- AVAILABLE RECORDS

▬▬▬

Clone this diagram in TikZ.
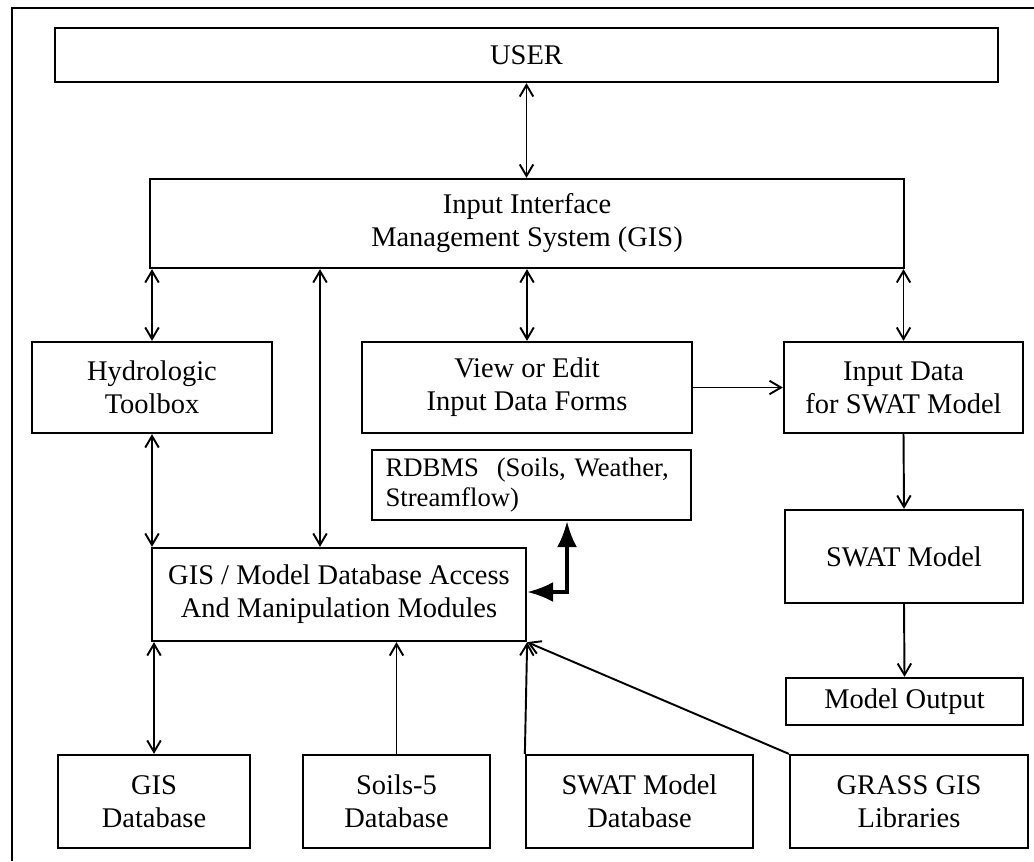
\documentclass[tikz,border=0pt]{standalone}
\usepackage{fontspec}
\setmainfont{Liberation Serif}
\usetikzlibrary{arrows.meta}

\begin{document}
\begin{tikzpicture}[scale=1.0,
  box/.style={draw,line width=1.3pt,align=center,inner sep=2pt,font=\fontsize{16.2}{18.8}\selectfont},
  link/.style={line width=1.1pt,-{Straight Barb[length=2.3mm,width=2.7mm]}},
  twoway/.style={line width=1.1pt,{Straight Barb[length=2.3mm,width=2.7mm]}-{Straight Barb[length=2.3mm,width=2.7mm]}},
  heavy/.style={line width=1.9pt,{Latex[length=5.2mm,width=4mm]}-{Latex[length=5.2mm,width=4mm]}}]
\useasboundingbox (0,0) rectangle (20.68,17.22);
\draw[line width=1.3pt] (0.24,0) -- (0.24,17.06) -- (20.68,17.06);

\node[box,minimum width=18.86cm,minimum height=1.08cm] (user) at (10.53,16.12) {USER};
\node[box,minimum width=15.08cm,minimum height=1.78cm] (iims) at (10.54,12.75) {Input Interface\\Management System (GIS)};

\node[box,minimum width=4.8cm,minimum height=1.82cm] (hydro) at (3.04,9.47) {Hydrologic\\Toolbox};
\node[box,minimum width=6.6cm,minimum height=1.82cm] (vedit) at (10.54,9.47) {View or Edit\\Input Data Forms};
\node[box,minimum width=4.78cm,minimum height=1.82cm] (indata) at (18.07,9.47) {Input Data\\for SWAT Model};
\node[box,align=left,text width=5.84cm,inner xsep=0.27cm,minimum height=1.4cm,font=\fontsize{15.2}{16.8}\selectfont] (rdbms) at (10.63,7.52) {RDBMS\ \ (Soils, Weather,\\Streamflow)};

\node[box,minimum width=7.48cm,minimum height=1.86cm] (gismod) at (6.78,5.33) {GIS / Model Database Access\\And Manipulation Modules};
\node[box,minimum width=4.76cm,minimum height=1.86cm] (swat) at (18.08,6.09) {SWAT Model};
\node[box,minimum width=4.74cm,minimum height=0.94cm] (output) at (18.09,3.19) {Model Output};

\node[box,minimum width=3.84cm,minimum height=1.86cm] (gisdb) at (3.08,1.19) {GIS\\Database};
\node[box,minimum width=3.74cm,minimum height=1.86cm] (soils) at (7.93,1.19) {Soils-5\\Database};
\node[box,minimum width=4.54cm,minimum height=1.86cm] (swatdb) at (12.79,1.19) {SWAT Model\\Database};
\node[box,minimum width=4.76cm,minimum height=1.86cm] (grass) at (18.18,1.19) {GRASS GIS\\Libraries};

\coordinate (tap) at (6.4,0);
\coordinate (knee) at (11.34,5.38);

\draw[twoway] (user.south) -- (iims.north -| user.south);
\draw[twoway] (iims.south -| hydro.north) -- (hydro.north);
\draw[twoway] (iims.south -| tap) -- (gismod.north -| tap);
\draw[twoway] (iims.south -| vedit.north) -- (vedit.north);
\draw[twoway] (iims.south -| indata.north) -- (indata.north);
\draw[link] (vedit.east) -- (indata.west);
\draw[link] (indata.south) -- (swat.north);
\draw[link] (swat.south) -- (output.north);
\draw[twoway] (hydro.south) -- (gismod.north -| hydro.south);
\draw[twoway] (gismod.south -| gisdb.north) -- (gisdb.north);
\draw[link] (soils.north) -- (gismod.south -| soils.north);
\draw[link] (swatdb.north west) -- (gismod.south east);
\draw[link] (grass.north west) -- (gismod.south east);
\draw[heavy] (rdbms.south -| knee) -- (knee) -- (knee -| gismod.east);
\end{tikzpicture}
\end{document}
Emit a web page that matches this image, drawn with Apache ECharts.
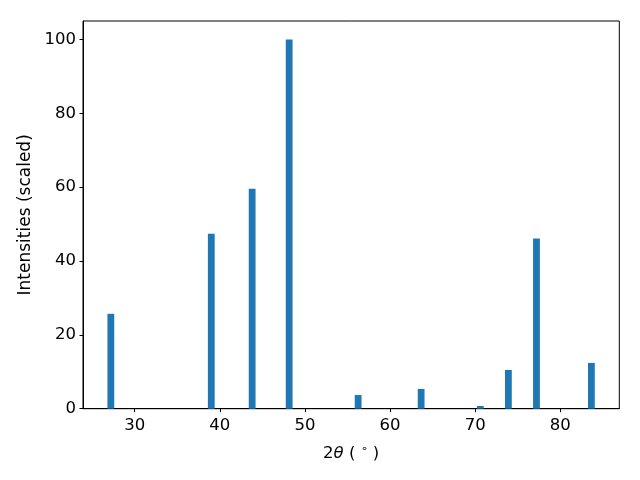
<!DOCTYPE html>
<html><head><meta charset="utf-8">
<script src="https://cdn.jsdelivr.net/npm/echarts@6/dist/echarts.min.js"></script>
<style>html,body{margin:0;padding:0;background:#fff}#c{width:640px;height:480px}</style>
</head><body><div id="c"></div>
<script>
const angles = [27.2, 39.0, 43.8, 48.15, 56.25, 63.65, 70.6, 73.9, 77.2, 83.65];
const intensities = [25.7, 47.4, 59.6, 100, 3.7, 5.35, 0.73, 10.5, 46.1, 12.4];
const xTicks = [30, 40, 50, 60, 70, 80];
const yTicks = [0, 20, 40, 60, 80, 100];

const chart = echarts.init(document.getElementById('c'), null, {renderer: 'canvas'});
const font = 'DejaVu Sans';
const fs = 16.5;
chart.setOption({
  animation: false,
  grid: {left: 83, right: 20.7, top: 21, bottom: 71.3, show: true, borderColor: '#000', borderWidth: 1, backgroundColor: 'transparent'},
  xAxis: {
    type: 'value', min: 23.93, max: 86.93,
    axisLine: {show: true, lineStyle: {color: '#000', width: 1}},
    axisTick: {show: true, length: 3.5, lineStyle: {color: '#000'}, customValues: xTicks},
    axisLabel: {color: '#000', fontFamily: font, fontSize: fs, margin: 9, customValues: xTicks},
    splitLine: {show: false},
    name: '2{i|θ} ( {s|∘} )', nameLocation: 'middle', nameGap: 35,
    nameTextStyle: {color: '#000', fontFamily: font, fontSize: fs,
      rich: {i: {fontStyle: 'italic', fontFamily: font, fontSize: fs, color: '#000'},
             s: {fontSize: 11, fontFamily: font, color: '#000', padding: [0, 0, 9, 0]}}}
  },
  yAxis: {
    type: 'value', min: 0, max: 105,
    axisLine: {show: true, lineStyle: {color: '#000', width: 1}},
    axisTick: {show: true, length: 3.5, lineStyle: {color: '#000'}, customValues: yTicks},
    axisLabel: {color: '#000', fontFamily: font, fontSize: fs, margin: 7, customValues: yTicks},
    splitLine: {show: false},
    name: 'Intensities (scaled)', nameLocation: 'middle', nameGap: 48,
    nameTextStyle: {color: '#000', fontFamily: font, fontSize: 17}
  },
  series: [{
    type: 'bar',
    barWidth: 6.8,
    itemStyle: {color: '#1f77b4'},
    data: angles.map((a, i) => [a, intensities[i]])
  }]
});
</script></body></html>
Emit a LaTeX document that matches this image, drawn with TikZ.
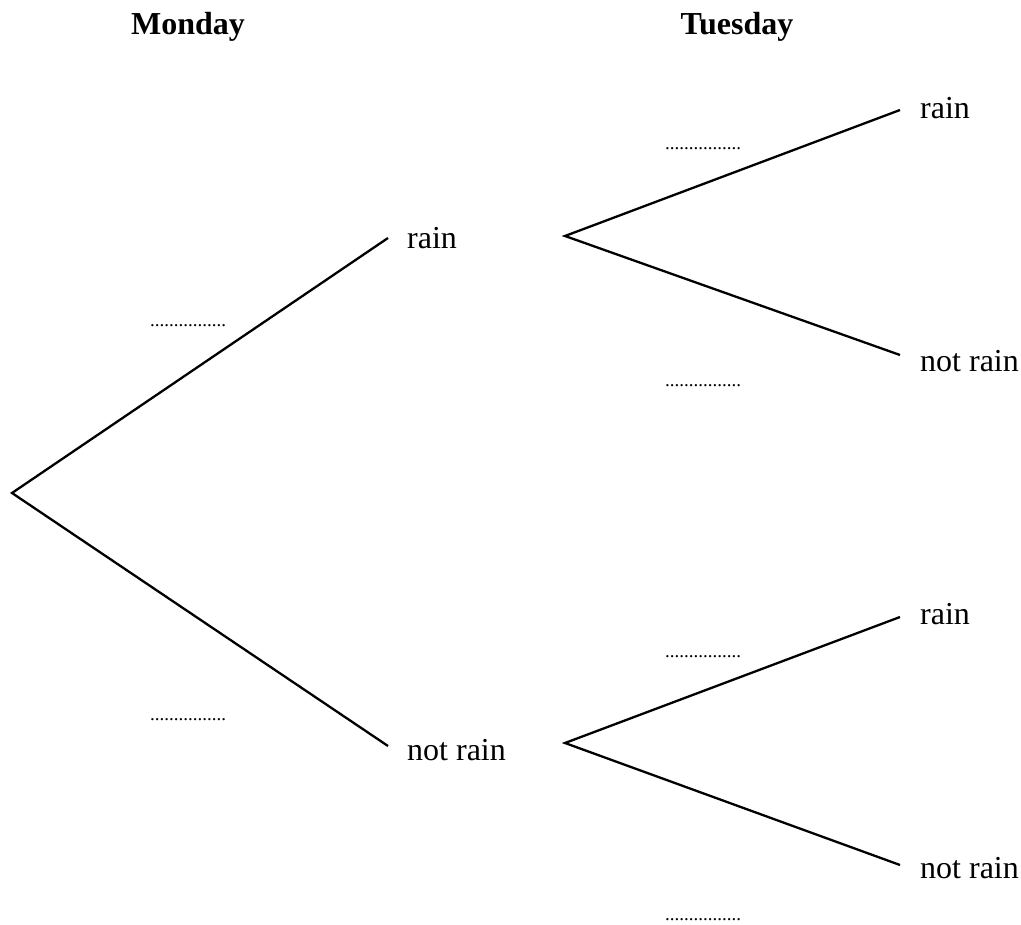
\documentclass[tikz,border=0pt]{standalone}
\usepackage{fontspec}
\setmainfont{Liberation Serif}
\begin{document}
\begin{tikzpicture}[x=1pt,y=-1pt,
  lbl/.style={inner sep=0pt, anchor=west, font=\fontsize{32}{36}\selectfont},
  hdr/.style={inner sep=0pt, anchor=base, font=\fontsize{32}{36}\selectfont\bfseries},
  blank/.style={inner sep=0pt, anchor=base west, font=\fontsize{19}{22}\selectfont},
  branch/.style={line width=2.3pt, line cap=butt}]
\useasboundingbox (0,0) rectangle (1021,925);
\node[hdr] (mon) at (188,35) {Monday};
\node[hdr] (tue) at (737,35) {Tuesday};
\coordinate (r0) at (12,493);
\coordinate (aR) at (388,238);
\coordinate (aN) at (388,746);
\coordinate (bR) at (565,236);
\coordinate (bN) at (565,743);
\coordinate (cRR) at (900,110);
\coordinate (cRN) at (900,355);
\coordinate (cNR) at (900,617);
\coordinate (cNN) at (900,865);
\node[lbl] (tR) at (407,238) {rain};
\node[lbl] (tN) at (407,750) {not rain};
\node[lbl] (tRR) at (920,108) {rain};
\node[lbl] (tRN) at (920,361) {not rain};
\node[lbl] (tNR) at (920,614) {rain};
\node[lbl] (tNN) at (920,868) {not rain};
\draw[branch] (aR) -- (r0) -- (aN);
\draw[branch] (cRR) -- (bR) -- (cRN);
\draw[branch] (cNR) -- (bN) -- (cNN);
\node[blank] (d1) at (150,327) {................};
\node[blank] (d2) at (150,720) {................};
\node[blank] (d3) at (665,150) {................};
\node[blank] (d4) at (665,387) {................};
\node[blank] (d5) at (665,657) {................};
\node[blank] (d6) at (665,920) {................};
\end{tikzpicture}
\end{document}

▬▬▬

- WHAT THE EXERCISE ASKS
Copy nothing past the line containing "(0.24,17.06) -- (20.68,17.06);": reproduce every line from the start of the records up to it, skipping pictures.

- TASK RESULT
Clone this diagram in TikZ.
\documentclass[tikz,border=0pt]{standalone}
\usepackage{fontspec}
\setmainfont{Liberation Serif}
\usetikzlibrary{arrows.meta}

\begin{document}
\begin{tikzpicture}[scale=1.0,
  box/.style={draw,line width=1.3pt,align=center,inner sep=2pt,font=\fontsize{16.2}{18.8}\selectfont},
  link/.style={line width=1.1pt,-{Straight Barb[length=2.3mm,width=2.7mm]}},
  twoway/.style={line width=1.1pt,{Straight Barb[length=2.3mm,width=2.7mm]}-{Straight Barb[length=2.3mm,width=2.7mm]}},
  heavy/.style={line width=1.9pt,{Latex[length=5.2mm,width=4mm]}-{Latex[length=5.2mm,width=4mm]}}]
\useasboundingbox (0,0) rectangle (20.68,17.22);
\draw[line width=1.3pt] (0.24,0) -- (0.24,17.06) -- (20.68,17.06);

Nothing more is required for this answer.